The case against Ghislaine Maxwell, longtime associate to Jeffrey Epstein, now includes allegations that she groomed a minor around the age of 14 so she could later be sexually abused by Epstein.
The revelation was included in a new Manhattan federal court indictment filed on Monday, which leveled two additional charges of sex trafficking conspiracy and sex trafficking of a minor against Maxwell. The 14-year-old is referred to as “minor victim-4" in the court documents, denoting that she is the fourth underage victim Maxwell is accused of recruiting and grooming, according to the Miami Herald.
The indictment describes Maxwell as interacting with the 14-year-old victim “on multiple occasions” at Epstein’s home in Palm Beach, “knowing that Minor-Victim 4 was under the age of 18 at the time.”
The alleged grooming took between around 2001 and 2004, during which time Maxwell would attempt to “normalize inappropriate and abusive conduct”—by discussing sexual topics with her, undressing in front of her, and being around her while she was undressed—so that the 14-year-old could later provide Epstein with nude massages that involved “multiple sex acts.” Maxwell is also said to have encouraged the minor to help her recruit other young girls for the same purposes.
“In response, Minor Victim-4 brought multiple females, including girls under the age of 18, to provide sexualized massages for Epstein at the Palm Beach Residence,” the indictment reads. “On such occasions, both Minor Victim-4 and the girl she brought were paid hundreds of dollars in cash.”

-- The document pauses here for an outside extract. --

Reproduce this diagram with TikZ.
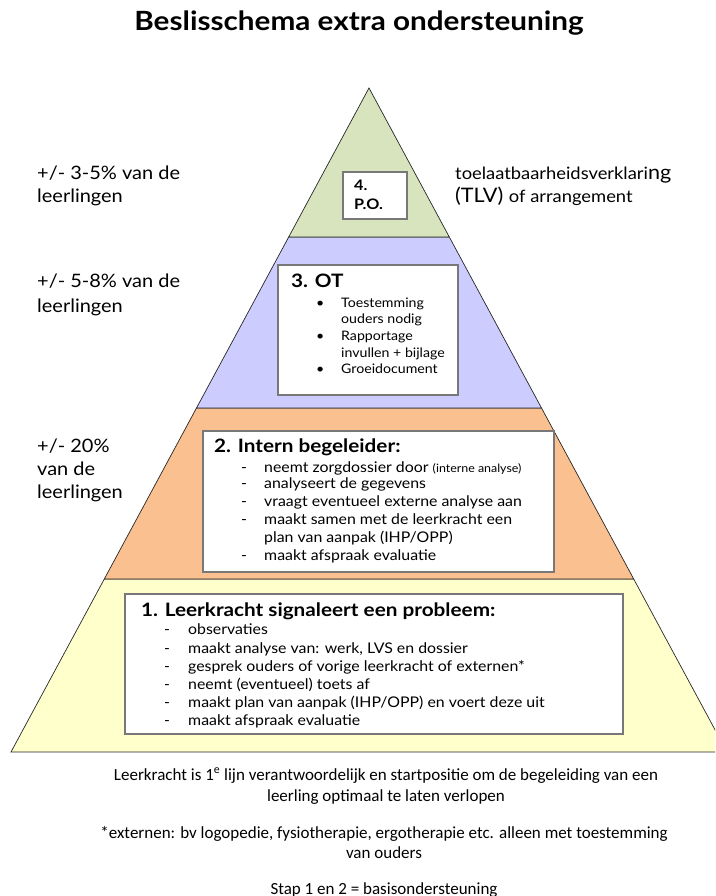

As the Guardian notes, the new allegations expand the timeframe in which Maxwell is believed to have acted as Epstein’s accomplice and co-abuser, previously thought to be a period from 1994 to 1997. Monday’s court filing suggests this period lasted an entire decade, up until at least 2004, when she was grooming her and Epstein’s 14-year-old victim.
Maxwell was arrested by the FBI in July, on charges of helping Epstein abuse girls and, in some cases, perpetrating sexual abuse herself. Immediately following her arrest, a 32-year-old named Jennifer Araoz came forward with her account of being abused and raped by Epstein when she was just 15.
In the months since, more information has slowly emerged about Epstein and Maxwell’s victims, each detail seemingly more harrowing than the last, if such a thing were possible to measure. As we continue to learn more about the precise nature of the abuse, we also get a better sense of exactly how Maxwell used the assumption of women as inherently benevolent and trustworthy—as well as her social standing—to conduct Epstein’s vast trafficking scheme.
“Women are capable of perpetrating abuse. Women are capable of perpetrating abuse,” Tracy Clark-Flory wrote for Jezebel in 2019, just after accusations against Maxwell began to surface. “What an insanely obvious statement, and yet it is apparently necessary to keep saying, even amid the evidence of it.”